If you find the perfect church, don’t join it or else it will no longer be perfect. But an ideal is different than perfection.
Or so I told myself while listening to my pastor’s sermon. Jesus’ life is the ideal for how we should pattern our life. And I constantly fall short of that ideal.
But my pastor is a great teacher, and he was using the Apostle Paul’s first epistle written to the church in Thessalonica for his text. Surely, it would be a message of encouragement.
And it was. You can listen to it here:
What made this church ideal?
An ideal church has Christ as it’s leader. They place their trust in God. In short, they are a spiritual body doing physical works that magnify Christ.

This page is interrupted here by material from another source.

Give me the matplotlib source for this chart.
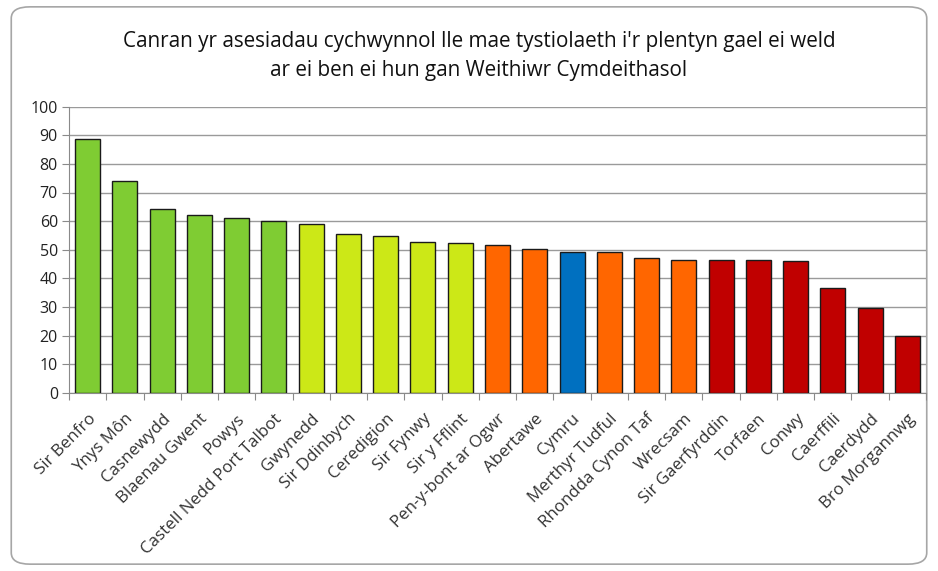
import matplotlib
matplotlib.use("Agg")
import matplotlib.pyplot as plt
from matplotlib.patches import FancyBboxPatch

categories = ["Sir Benfro", "Ynys Môn", "Casnewydd", "Blaenau Gwent", "Powys",
              "Castell Nedd Port Talbot", "Gwynedd", "Sir Ddinbych", "Ceredigion",
              "Sir Fynwy", "Sir y Fflint", "Pen-y-bont ar Ogwr", "Abertawe", "Cymru",
              "Merthyr Tudful", "Rhondda Cynon Taf", "Wrecsam", "Sir Gaerfyrddin",
              "Torfaen", "Conwy", "Caerffili", "Caerdydd", "Bro Morgannwg"]
values = [88.6, 74.1, 64.2, 62.1, 61.1, 60.0, 59.0, 55.4, 54.9, 52.8, 52.3,
          51.7, 50.1, 49.1, 49.1, 47.1, 46.5, 46.5, 46.5, 46.0, 36.7, 29.5, 19.7]
groups = ["g"] * 6 + ["y"] * 5 + ["o"] * 2 + ["b"] + ["o"] * 3 + ["r"] * 6
palette = {"g": "#7FCC33", "y": "#CCE817", "o": "#FF6600", "b": "#0070C0", "r": "#C00000"}
colors = [palette[g] for g in groups]
title = "Canran yr asesiadau cychwynnol lle mae tystiolaeth i'r plentyn gael ei weld\nar ei ben ei hun gan Weithiwr Cymdeithasol"

plt.rcParams['font.family'] = ['Open Sans', 'DejaVu Sans']

fig = plt.figure(figsize=(9.38, 5.71), dpi=100)
fig.patch.set_facecolor("white")
border = FancyBboxPatch((0.012, 0.012), 0.976, 0.976, boxstyle="round,pad=0,rounding_size=0.02",
                        transform=fig.transFigure, facecolor="none", edgecolor="#A6A6A6",
                        linewidth=1.2, zorder=-1)
fig.patches.append(border)

ax = fig.add_axes([69 / 938, 1 - 392.7 / 571, (926 - 69) / 938, (392.7 - 106.7) / 571])
ax.set_facecolor("none")
x = list(range(len(categories)))
ax.bar(x, values, width=0.67, color=colors, edgecolor="#1a1a1a", linewidth=1.0, zorder=3)
ax.set_xlim(-0.5, len(categories) - 0.5)
ax.set_ylim(0, 100)
ax.set_yticks(range(0, 101, 10))
ax.yaxis.grid(True, color="#9a9a9a", linewidth=1.0, zorder=0)
ax.set_axisbelow(True)
for s in ["top", "right"]:
    ax.spines[s].set_visible(False)
ax.spines["left"].set_color("#8a8a8a")
ax.spines["bottom"].set_color("#8a8a8a")
ax.tick_params(axis="y", length=5, color="#8a8a8a", labelsize=11.5, labelcolor="#222222", pad=3)
ax.set_xticks([i - 0.5 for i in range(len(categories) + 1)])
ax.set_xticklabels([])
ax.tick_params(axis="x", length=5, color="#8a8a8a")
ax.set_xticks(x, minor=True)
ax.set_xticklabels(categories, minor=True, rotation=45, ha="right", rotation_mode="anchor",
                   fontsize=12.2, color="#333333")
ax.tick_params(axis="x", which="minor", length=0, pad=13)

fig.text(479 / 938, 1 - 56 / 571, title, ha="center", va="center", fontsize=14.9,
         color="#111111", linespacing=1.5)

fig.savefig("out.png", dpi=100, facecolor="white")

Their work of faith is directed toward God. Too often, I’ve been caught in the trap of doing things for the approval of other people. My faith comes from God and my works should be done to glorify him.
Others are important to the ideal church. Their labor of love is directed toward people within and without. By showing our love for others, we show them Christ. He loved everyone enough to pay the ultimate price so they can have eternal life.

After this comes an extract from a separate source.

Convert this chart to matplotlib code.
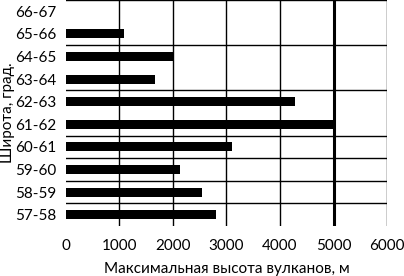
import matplotlib
matplotlib.use("Agg")
import matplotlib.pyplot as plt

categories = ["57-58", "58-59", "59-60", "60-61", "61-62", "62-63", "63-64", "64-65", "65-66", "66-67"]
heights = [2800, 2550, 2130, 3100, 5000, 4290, 1660, 2000, 1080, 0]
xticks = [0, 1000, 2000, 3000, 4000, 5000, 6000]
hline_boundaries = [1, 2, 3, 4, 6, 8, 10]

plt.rcParams['font.family'] = ['Lato', 'DejaVu Sans']

fig = plt.figure(figsize=(4.04, 2.76), dpi=100)
ax = fig.add_axes([0.163, 0.181, 0.795, 0.819])

pos = list(range(len(categories)))
ax.barh(pos, heights, height=0.4, color='black', zorder=3)

for b in hline_boundaries:
    ax.axhline(b - 0.5, color='black', lw=1.0, zorder=1)
for x in xticks[1:]:
    ax.axvline(x, color='black', lw=2.2 if x == 5000 else 1.0, zorder=1)

ax.set_xlim(0, 6000)
ax.set_ylim(-0.5, 9.5)
ax.set_xticks(xticks)
ax.set_xticklabels([str(v) for v in xticks], fontsize=11)
ax.set_yticks(pos)
ax.set_yticklabels(categories, fontsize=11)
ax.tick_params(length=0, pad=9)
ax.tick_params(axis='y', pad=7)
for s in ax.spines.values():
    s.set_visible(False)

ax.set_xlabel("Максимальная высота вулканов, м", fontsize=11, labelpad=7)
ax.set_ylabel("Широта, град.", fontsize=11, va='center')
ax.yaxis.set_label_coords(-0.18, 0.5)

fig.savefig("out.png", dpi=100)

Sometimes we focus too much on the here and now. An ideal church has patience of hope. They understand their future is the finish line, and when things get hard (and they do) they set their gaze back on the hope of Heaven forever with Jesus.
I wonder, is my church ideal? How does it measure up to these criteria?
I’m not looking at anyone but myself. I know I stumble in all three of these areas. Praise the Lord for his grace and forgiveness and his penchant for giving second (third, twenty-fifth) chances.
Who did they influence?
We meet the members of this church in Thessalonica in Acts 17. Based on this short interaction, I wouldn’t have expected the church to be strong or held up as an ideal.
But they were. Because they had influence.
People in their region, Macedonia, looked at their example and were encouraged to keep fighting the fight. In fact, word of their faith and labors spread to other areas on the European continent.
How widespread is the influence of my church? What am I doing to spread the gospel?
What kept them going?
And ye became followers of us, and of the Lord, having received the word in much affliction, with joy of the Holy Ghost1 Thessalonians 1:6
They knew who to follow. Sometimes, we get distracted by the world’s priorities and lose our way, staggering off the path God intends for us.
That’s why we need to read and study the Bible—God’s road map for our life.
And we need to focus on the return of Jesus Christ.
No, this doesn’t mean standing with our mouths agape staring at the sky like the disciples were doing in Acts 1.
It means serving him, so we’ll be found faithful when he comes.
If his coming was close when Peter penned his letter, it is imminent now.
What do you think makes an ideal church?